(Plotting code records)
===

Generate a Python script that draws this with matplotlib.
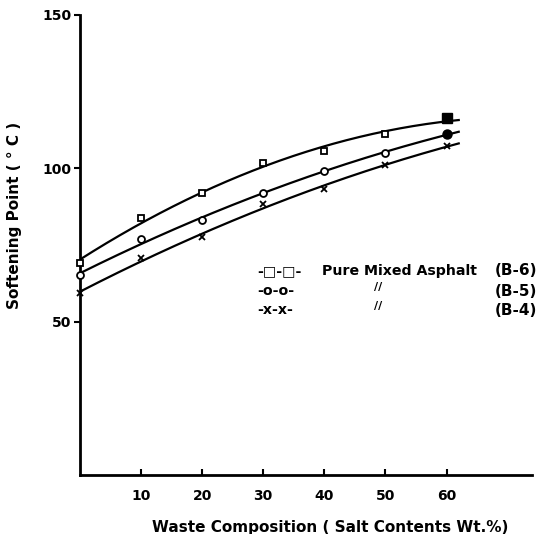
import numpy as np
import matplotlib
matplotlib.use("Agg")
import matplotlib.pyplot as plt

# salt content (wt.%) and softening points
salt = [0, 10, 20, 30, 40, 50, 60]
b6 = [69.2, 83.7, 92.0, 101.6, 105.8, 111.2, 116.3]
b5 = [65.1, 76.9, 83.3, 92.0, 99.0, 105.1, 111.2]
b4 = [59.3, 70.8, 77.6, 88.5, 93.3, 101.0, 107.4]

xticks = [10, 20, 30, 40, 50, 60]
yticks = [50, 100, 150]

fig = plt.figure(figsize=(5.44, 5.34), dpi=100)
ax = fig.add_axes([0.147, 0.110, 0.831, 0.862])

xx = np.linspace(0, 62, 200)
for ys, mk, fill in [(b6, 's', 'white'), (b5, 'o', 'white'), (b4, 'x', 'black')]:
    # smooth hand-drawn style curve through the points
    c = np.polyfit(salt, ys, 2)
    ax.plot(xx, np.polyval(c, xx), color='black', lw=1.6)
    ax.plot(salt, ys, linestyle='none', marker=mk, ms=5, mew=1.3,
            mfc=fill, mec='black', color='black', clip_on=False, zorder=3)

# last points are blacked in on the scan
ax.plot([60], [b6[-1]], 's', ms=6.5, color='black', zorder=4)
ax.plot([60], [b5[-1]], 'o', ms=6.5, color='black', zorder=4)

ax.set_xlim(0, 74)
ax.set_ylim(0, 150)
ax.spines['top'].set_visible(False)
ax.spines['right'].set_visible(False)
ax.spines['left'].set_linewidth(2)
ax.spines['bottom'].set_linewidth(2)

ax.set_xticks(xticks)
ax.set_xticklabels([str(t) for t in xticks], fontweight='bold', fontsize=10)
ax.set_yticks(yticks)
ax.set_yticklabels([str(t) for t in yticks], fontweight='bold', fontsize=10)
ax.tick_params(axis='x', direction='in', length=4, width=1.5, pad=10)
ax.tick_params(axis='y', direction='out', length=4, width=1.5, pad=2)

ax.set_ylabel("Softening Point ( ° C )", fontsize=11, fontweight='bold')
ax.yaxis.set_label_coords(-0.128, 0.565)
ax.set_xlabel("Waste Composition ( Salt Contents Wt.%)", fontsize=11,
              fontweight='bold')
ax.xaxis.set_label_coords(0.553, -0.098)

# hand-lettered legend
tr = ax.transAxes
fs = 10.2
rows = [("-□-□-", "Pure Mixed Asphalt", "(B-6)"),
        ("-o-o-", "//", "(B-5)"),
        ("-x-x-", "//", "(B-4)")]
ys_leg = [0.444, 0.400, 0.359]
for (m, name, code), yl in zip(rows, ys_leg):
    ax.text(0.393, yl, m, transform=tr, fontsize=fs, fontweight='bold',
            va='center', ha='left')
    if name.startswith("Pure"):
        ax.text(0.535, yl, name, transform=tr, fontsize=fs, fontweight='bold',
                va='center', ha='left')
    else:
        ax.text(0.66, yl + 0.008, name, transform=tr, fontsize=8,
                fontweight='bold', va='center', ha='center')
    ax.text(1.012, yl, code, transform=tr, fontsize=11, fontweight='bold',
            va='center', ha='right', clip_on=False)

fig.savefig("out.png", dpi=100)
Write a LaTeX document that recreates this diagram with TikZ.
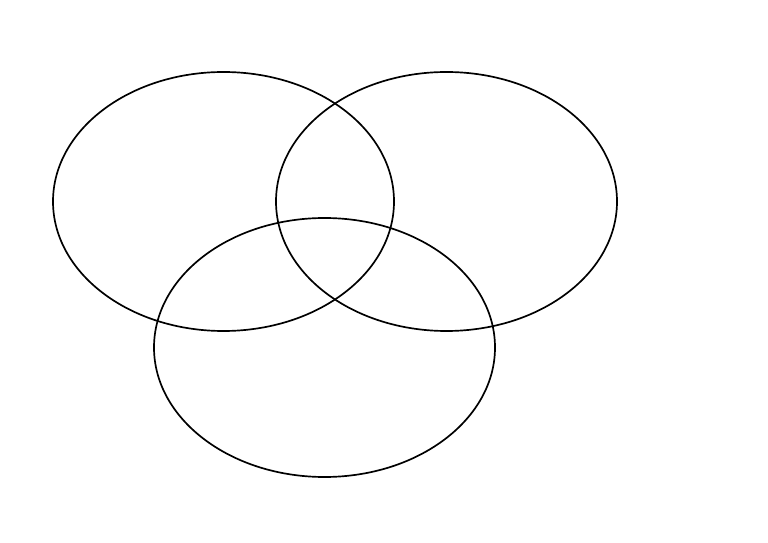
\documentclass[tikz,border=0pt]{standalone}
\usepackage{tikz}

\begin{document}
\begin{tikzpicture}[x=0.025cm,y=-0.025cm,
  setline/.style={line width=1.2pt}]

% Page frame (768 x 543)
\useasboundingbox (0,0) rectangle (768,543);

% Define centres
\coordinate (A) at (223.5,201.5);
\coordinate (B) at (446.5,201.5);
\coordinate (C) at (324.5,347.5);

% Draw the three sets
\draw[setline] (A) ellipse [x radius=170.5, y radius=129.5];
\draw[setline] (B) ellipse [x radius=170.5, y radius=129.5];
\draw[setline] (C) ellipse [x radius=170.5, y radius=129.5];

\end{tikzpicture}
\end{document}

===

* **Exercise details**
Restate each of the entries above word for word and skip every image.

* **Exercise output**
Generate a Python script that draws this with matplotlib.
import numpy as np
import matplotlib
matplotlib.use("Agg")
import matplotlib.pyplot as plt

# salt content (wt.%) and softening points
salt = [0, 10, 20, 30, 40, 50, 60]
b6 = [69.2, 83.7, 92.0, 101.6, 105.8, 111.2, 116.3]
b5 = [65.1, 76.9, 83.3, 92.0, 99.0, 105.1, 111.2]
b4 = [59.3, 70.8, 77.6, 88.5, 93.3, 101.0, 107.4]

xticks = [10, 20, 30, 40, 50, 60]
yticks = [50, 100, 150]

fig = plt.figure(figsize=(5.44, 5.34), dpi=100)
ax = fig.add_axes([0.147, 0.110, 0.831, 0.862])

xx = np.linspace(0, 62, 200)
for ys, mk, fill in [(b6, 's', 'white'), (b5, 'o', 'white'), (b4, 'x', 'black')]:
    # smooth hand-drawn style curve through the points
    c = np.polyfit(salt, ys, 2)
    ax.plot(xx, np.polyval(c, xx), color='black', lw=1.6)
    ax.plot(salt, ys, linestyle='none', marker=mk, ms=5, mew=1.3,
            mfc=fill, mec='black', color='black', clip_on=False, zorder=3)

# last points are blacked in on the scan
ax.plot([60], [b6[-1]], 's', ms=6.5, color='black', zorder=4)
ax.plot([60], [b5[-1]], 'o', ms=6.5, color='black', zorder=4)

ax.set_xlim(0, 74)
ax.set_ylim(0, 150)
ax.spines['top'].set_visible(False)
ax.spines['right'].set_visible(False)
ax.spines['left'].set_linewidth(2)
ax.spines['bottom'].set_linewidth(2)

ax.set_xticks(xticks)
ax.set_xticklabels([str(t) for t in xticks], fontweight='bold', fontsize=10)
ax.set_yticks(yticks)
ax.set_yticklabels([str(t) for t in yticks], fontweight='bold', fontsize=10)
ax.tick_params(axis='x', direction='in', length=4, width=1.5, pad=10)
ax.tick_params(axis='y', direction='out', length=4, width=1.5, pad=2)

ax.set_ylabel("Softening Point ( ° C )", fontsize=11, fontweight='bold')
ax.yaxis.set_label_coords(-0.128, 0.565)
ax.set_xlabel("Waste Composition ( Salt Contents Wt.%)", fontsize=11,
              fontweight='bold')
ax.xaxis.set_label_coords(0.553, -0.098)

# hand-lettered legend
tr = ax.transAxes
fs = 10.2
rows = [("-□-□-", "Pure Mixed Asphalt", "(B-6)"),
        ("-o-o-", "//", "(B-5)"),
        ("-x-x-", "//", "(B-4)")]
ys_leg = [0.444, 0.400, 0.359]
for (m, name, code), yl in zip(rows, ys_leg):
    ax.text(0.393, yl, m, transform=tr, fontsize=fs, fontweight='bold',
            va='center', ha='left')
    if name.startswith("Pure"):
        ax.text(0.535, yl, name, transform=tr, fontsize=fs, fontweight='bold',
                va='center', ha='left')
    else:
        ax.text(0.66, yl + 0.008, name, transform=tr, fontsize=8,
                fontweight='bold', va='center', ha='center')
    ax.text(1.012, yl, code, transform=tr, fontsize=11, fontweight='bold',
            va='center', ha='right', clip_on=False)

fig.savefig("out.png", dpi=100)
Write a LaTeX document that recreates this diagram with TikZ.
\documentclass[tikz,border=0pt]{standalone}
\usepackage{tikz}

\begin{document}
\begin{tikzpicture}[x=0.025cm,y=-0.025cm,
  setline/.style={line width=1.2pt}]

% Page frame (768 x 543)
\useasboundingbox (0,0) rectangle (768,543);

% Define centres
\coordinate (A) at (223.5,201.5);
\coordinate (B) at (446.5,201.5);
\coordinate (C) at (324.5,347.5);

% Draw the three sets
\draw[setline] (A) ellipse [x radius=170.5, y radius=129.5];
\draw[setline] (B) ellipse [x radius=170.5, y radius=129.5];
\draw[setline] (C) ellipse [x radius=170.5, y radius=129.5];

\end{tikzpicture}
\end{document}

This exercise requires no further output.